白光(朝井 まかて)

日本人女性として最初のイコン画家となった山下りんの物語。明治初期、絵師を目指すために茨城から江戸へ出たりんは、西洋画と出会い、その道を目指しはじめる。そして、絵を共に学ぶ仲間から、ロシヤ正教の教会へ来れば西洋画を見ることができると誘われ、信仰のためではなく絵のために教会へ通い始める。

やがてりんはロシアへ渡り、ロシヤ正教の考え方や、イコン(聖像画)の在り方や歴史などを学んでいく。私自身は、東方正教会(ロシヤ正教)についてほとんど理解がないまま読み始めので、りんがそのことを学んでいく過程で一緒に学ばせてもらったように感じた。

明治という時代は、西洋に追いつくべく急速に社会が変化していった時期だと想像している。信仰の自由が認められる一方、日露戦争ともなればロシヤ正教は敵だと見なされた時期もあったに違いない。また、歪んだ国粋主義を唱える者にとって、西洋画そのものへの批判に晒された時期もあったかもしれない。

りんが幸運だったのは、家族の理解や人との出会いに恵まれたことにもあるだろう。
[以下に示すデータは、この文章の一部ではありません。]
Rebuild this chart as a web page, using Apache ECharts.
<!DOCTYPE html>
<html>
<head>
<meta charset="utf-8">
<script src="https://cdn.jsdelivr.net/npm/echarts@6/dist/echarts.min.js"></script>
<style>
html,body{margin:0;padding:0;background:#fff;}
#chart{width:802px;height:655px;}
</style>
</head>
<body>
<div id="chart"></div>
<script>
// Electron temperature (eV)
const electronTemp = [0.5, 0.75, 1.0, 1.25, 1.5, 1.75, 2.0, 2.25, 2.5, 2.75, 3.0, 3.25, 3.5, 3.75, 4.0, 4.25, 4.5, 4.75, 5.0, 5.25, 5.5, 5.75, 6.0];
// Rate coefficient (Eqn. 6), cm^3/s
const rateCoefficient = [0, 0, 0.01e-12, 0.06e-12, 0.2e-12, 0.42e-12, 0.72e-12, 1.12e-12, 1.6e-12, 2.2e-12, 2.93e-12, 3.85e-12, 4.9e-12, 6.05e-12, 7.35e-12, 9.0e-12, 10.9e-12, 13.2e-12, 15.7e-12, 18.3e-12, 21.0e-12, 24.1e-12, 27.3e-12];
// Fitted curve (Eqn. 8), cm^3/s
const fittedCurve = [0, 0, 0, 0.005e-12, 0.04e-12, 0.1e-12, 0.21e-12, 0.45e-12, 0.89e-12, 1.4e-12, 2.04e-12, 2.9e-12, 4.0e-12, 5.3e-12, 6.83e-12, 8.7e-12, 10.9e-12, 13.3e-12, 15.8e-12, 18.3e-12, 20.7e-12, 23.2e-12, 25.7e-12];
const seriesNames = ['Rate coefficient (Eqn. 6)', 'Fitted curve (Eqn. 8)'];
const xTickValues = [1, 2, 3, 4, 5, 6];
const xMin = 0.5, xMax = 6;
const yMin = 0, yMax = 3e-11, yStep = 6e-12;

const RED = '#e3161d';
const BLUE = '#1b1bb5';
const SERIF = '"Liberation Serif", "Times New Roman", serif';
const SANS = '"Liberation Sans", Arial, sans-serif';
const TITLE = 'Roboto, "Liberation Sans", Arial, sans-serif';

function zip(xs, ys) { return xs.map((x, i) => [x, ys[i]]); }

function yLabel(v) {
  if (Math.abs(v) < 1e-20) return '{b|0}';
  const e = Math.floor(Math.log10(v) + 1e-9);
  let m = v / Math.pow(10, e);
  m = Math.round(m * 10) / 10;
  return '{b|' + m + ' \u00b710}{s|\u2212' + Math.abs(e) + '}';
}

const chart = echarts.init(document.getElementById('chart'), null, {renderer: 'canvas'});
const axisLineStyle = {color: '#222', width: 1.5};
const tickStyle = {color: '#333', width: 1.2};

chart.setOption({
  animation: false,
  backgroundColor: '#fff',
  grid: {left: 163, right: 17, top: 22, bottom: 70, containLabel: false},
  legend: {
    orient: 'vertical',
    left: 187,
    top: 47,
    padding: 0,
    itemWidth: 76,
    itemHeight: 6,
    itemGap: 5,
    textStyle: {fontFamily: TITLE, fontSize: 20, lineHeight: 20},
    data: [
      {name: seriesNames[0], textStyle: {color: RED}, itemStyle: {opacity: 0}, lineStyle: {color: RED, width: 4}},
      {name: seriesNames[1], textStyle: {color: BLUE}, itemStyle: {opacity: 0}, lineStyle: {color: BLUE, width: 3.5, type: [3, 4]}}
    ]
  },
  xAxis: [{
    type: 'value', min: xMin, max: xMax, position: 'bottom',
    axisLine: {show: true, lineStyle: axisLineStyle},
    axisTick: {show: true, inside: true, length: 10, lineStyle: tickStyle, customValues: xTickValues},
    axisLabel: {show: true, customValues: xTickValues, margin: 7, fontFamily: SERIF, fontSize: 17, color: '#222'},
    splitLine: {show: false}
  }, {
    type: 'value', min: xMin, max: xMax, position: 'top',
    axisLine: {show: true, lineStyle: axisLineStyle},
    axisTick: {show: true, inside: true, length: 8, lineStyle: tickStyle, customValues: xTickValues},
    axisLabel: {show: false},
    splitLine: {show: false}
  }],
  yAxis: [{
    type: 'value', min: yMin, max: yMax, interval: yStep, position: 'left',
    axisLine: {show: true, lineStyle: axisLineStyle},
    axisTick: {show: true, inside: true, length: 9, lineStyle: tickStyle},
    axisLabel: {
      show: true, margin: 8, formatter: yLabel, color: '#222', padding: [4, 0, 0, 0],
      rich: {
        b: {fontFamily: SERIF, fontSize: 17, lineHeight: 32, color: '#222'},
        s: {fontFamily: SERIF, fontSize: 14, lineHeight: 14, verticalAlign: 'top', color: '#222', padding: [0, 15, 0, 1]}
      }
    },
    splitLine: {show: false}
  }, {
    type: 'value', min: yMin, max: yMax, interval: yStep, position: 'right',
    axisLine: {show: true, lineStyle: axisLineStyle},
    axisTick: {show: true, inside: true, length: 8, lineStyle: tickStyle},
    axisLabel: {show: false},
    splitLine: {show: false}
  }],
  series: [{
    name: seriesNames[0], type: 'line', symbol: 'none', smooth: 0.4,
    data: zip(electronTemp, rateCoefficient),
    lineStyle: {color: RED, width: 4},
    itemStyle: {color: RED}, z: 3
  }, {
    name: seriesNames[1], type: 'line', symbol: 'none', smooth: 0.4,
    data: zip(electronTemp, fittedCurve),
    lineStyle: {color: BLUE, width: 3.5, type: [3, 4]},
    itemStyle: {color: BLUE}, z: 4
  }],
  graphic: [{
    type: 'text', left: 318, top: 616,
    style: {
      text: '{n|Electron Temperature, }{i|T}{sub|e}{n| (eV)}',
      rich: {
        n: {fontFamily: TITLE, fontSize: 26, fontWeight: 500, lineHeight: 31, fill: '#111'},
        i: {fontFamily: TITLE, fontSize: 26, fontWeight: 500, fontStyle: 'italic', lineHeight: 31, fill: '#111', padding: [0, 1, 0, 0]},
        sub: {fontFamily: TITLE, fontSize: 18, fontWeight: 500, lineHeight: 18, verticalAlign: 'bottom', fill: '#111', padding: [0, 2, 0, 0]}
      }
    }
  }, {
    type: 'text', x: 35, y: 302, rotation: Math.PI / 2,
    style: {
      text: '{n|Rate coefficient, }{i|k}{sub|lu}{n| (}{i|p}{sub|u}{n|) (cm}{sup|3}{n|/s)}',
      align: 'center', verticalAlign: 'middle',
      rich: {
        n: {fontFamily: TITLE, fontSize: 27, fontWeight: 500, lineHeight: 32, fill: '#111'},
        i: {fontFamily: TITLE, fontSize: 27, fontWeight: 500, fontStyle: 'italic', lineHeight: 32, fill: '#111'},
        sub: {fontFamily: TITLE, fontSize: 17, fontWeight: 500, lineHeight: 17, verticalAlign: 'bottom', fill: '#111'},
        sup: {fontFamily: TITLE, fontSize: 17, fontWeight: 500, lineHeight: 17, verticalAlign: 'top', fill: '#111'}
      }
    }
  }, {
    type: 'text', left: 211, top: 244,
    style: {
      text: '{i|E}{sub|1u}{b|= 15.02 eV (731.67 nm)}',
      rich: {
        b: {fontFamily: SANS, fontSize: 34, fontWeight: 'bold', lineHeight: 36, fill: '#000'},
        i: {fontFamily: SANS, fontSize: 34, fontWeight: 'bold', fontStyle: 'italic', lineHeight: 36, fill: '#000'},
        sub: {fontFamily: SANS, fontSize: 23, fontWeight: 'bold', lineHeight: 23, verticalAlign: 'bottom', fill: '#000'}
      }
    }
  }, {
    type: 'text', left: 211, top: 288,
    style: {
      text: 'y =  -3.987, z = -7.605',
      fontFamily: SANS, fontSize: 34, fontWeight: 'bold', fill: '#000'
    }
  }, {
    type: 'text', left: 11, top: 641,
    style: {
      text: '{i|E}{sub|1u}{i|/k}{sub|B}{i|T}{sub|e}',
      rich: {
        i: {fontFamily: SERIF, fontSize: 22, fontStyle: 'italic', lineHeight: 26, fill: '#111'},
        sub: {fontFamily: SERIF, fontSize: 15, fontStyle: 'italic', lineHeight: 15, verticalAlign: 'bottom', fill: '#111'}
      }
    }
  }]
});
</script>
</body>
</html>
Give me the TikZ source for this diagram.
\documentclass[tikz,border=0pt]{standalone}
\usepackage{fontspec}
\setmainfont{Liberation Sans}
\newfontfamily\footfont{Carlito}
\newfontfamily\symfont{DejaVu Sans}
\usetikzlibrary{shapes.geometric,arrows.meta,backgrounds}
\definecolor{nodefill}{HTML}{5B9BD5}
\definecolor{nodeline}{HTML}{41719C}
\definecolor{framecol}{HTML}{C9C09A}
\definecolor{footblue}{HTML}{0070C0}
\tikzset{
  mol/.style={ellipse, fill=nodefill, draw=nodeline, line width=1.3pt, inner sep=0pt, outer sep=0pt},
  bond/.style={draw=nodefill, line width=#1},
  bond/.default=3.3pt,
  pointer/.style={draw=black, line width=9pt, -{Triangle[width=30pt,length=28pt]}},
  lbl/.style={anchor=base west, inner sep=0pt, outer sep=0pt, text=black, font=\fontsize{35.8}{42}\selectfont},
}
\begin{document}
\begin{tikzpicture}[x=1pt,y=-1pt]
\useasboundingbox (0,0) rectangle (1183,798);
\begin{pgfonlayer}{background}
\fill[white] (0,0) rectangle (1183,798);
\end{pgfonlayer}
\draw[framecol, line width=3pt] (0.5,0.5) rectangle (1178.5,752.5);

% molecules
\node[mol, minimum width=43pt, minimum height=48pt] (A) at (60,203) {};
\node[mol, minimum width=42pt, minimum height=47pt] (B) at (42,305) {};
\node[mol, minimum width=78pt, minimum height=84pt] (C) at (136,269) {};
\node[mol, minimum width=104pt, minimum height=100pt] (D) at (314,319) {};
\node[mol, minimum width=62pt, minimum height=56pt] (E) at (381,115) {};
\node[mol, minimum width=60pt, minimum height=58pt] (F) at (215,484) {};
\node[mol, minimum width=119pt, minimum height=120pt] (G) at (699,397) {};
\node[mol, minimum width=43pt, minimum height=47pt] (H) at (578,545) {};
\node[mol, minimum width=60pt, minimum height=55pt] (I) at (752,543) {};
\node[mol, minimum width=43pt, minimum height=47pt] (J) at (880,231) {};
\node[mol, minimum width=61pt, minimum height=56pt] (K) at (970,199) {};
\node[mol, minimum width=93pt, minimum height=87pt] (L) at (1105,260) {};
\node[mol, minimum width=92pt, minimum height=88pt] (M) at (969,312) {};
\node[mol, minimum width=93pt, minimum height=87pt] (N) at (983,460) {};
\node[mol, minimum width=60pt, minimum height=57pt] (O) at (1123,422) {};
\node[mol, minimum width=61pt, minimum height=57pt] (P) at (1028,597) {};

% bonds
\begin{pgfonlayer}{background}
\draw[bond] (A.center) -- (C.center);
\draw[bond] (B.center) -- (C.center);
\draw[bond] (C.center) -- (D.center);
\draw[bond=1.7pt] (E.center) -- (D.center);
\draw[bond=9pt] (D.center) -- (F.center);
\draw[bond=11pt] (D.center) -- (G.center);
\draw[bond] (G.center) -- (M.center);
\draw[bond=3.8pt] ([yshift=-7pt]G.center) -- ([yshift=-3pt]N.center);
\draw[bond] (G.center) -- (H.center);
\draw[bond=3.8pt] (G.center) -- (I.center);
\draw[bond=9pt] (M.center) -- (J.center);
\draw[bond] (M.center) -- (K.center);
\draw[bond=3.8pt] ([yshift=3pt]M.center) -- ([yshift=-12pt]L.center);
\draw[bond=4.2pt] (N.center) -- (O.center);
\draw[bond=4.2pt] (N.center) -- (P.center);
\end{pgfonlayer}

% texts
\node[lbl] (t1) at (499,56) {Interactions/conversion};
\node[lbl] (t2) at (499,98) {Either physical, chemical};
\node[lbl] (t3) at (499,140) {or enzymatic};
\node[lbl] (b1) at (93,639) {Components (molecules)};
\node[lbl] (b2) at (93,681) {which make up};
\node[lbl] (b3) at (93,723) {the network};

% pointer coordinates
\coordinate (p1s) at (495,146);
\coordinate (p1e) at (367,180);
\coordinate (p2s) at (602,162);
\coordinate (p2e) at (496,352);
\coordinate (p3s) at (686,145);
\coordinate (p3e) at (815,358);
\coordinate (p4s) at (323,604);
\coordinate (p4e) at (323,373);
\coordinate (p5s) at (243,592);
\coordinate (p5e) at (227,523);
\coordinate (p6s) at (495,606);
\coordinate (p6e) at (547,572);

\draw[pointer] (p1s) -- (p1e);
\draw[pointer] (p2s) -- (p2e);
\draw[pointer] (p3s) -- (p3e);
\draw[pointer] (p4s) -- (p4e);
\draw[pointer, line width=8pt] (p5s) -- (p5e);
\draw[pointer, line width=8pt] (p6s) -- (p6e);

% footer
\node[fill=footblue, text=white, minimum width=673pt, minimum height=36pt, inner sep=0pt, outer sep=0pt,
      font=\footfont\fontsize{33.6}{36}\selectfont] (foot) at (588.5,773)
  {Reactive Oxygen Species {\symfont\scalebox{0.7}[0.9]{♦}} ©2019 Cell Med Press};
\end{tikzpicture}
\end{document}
その環境を存分に生かし、社会に恩返しをしようとしたりんという人の生き方はとても素敵だ。そして、彼女をもっとも理解し、大きな影響を与えた人物は、真の聖職者と言えるニコライ主教であったのではないかと思う。

お茶の水のニコライ堂からは時に美しい鐘の音が聞こえてくる。この作品を読んだ後は、あの音が今までとは異なるものに聞こえてくるだろう。そして、イコンは何のために描かれるのかということについても、考えを改めさせられる作品だった。不意に涙を誘われるシーンもありつつ、学びの多い一冊である。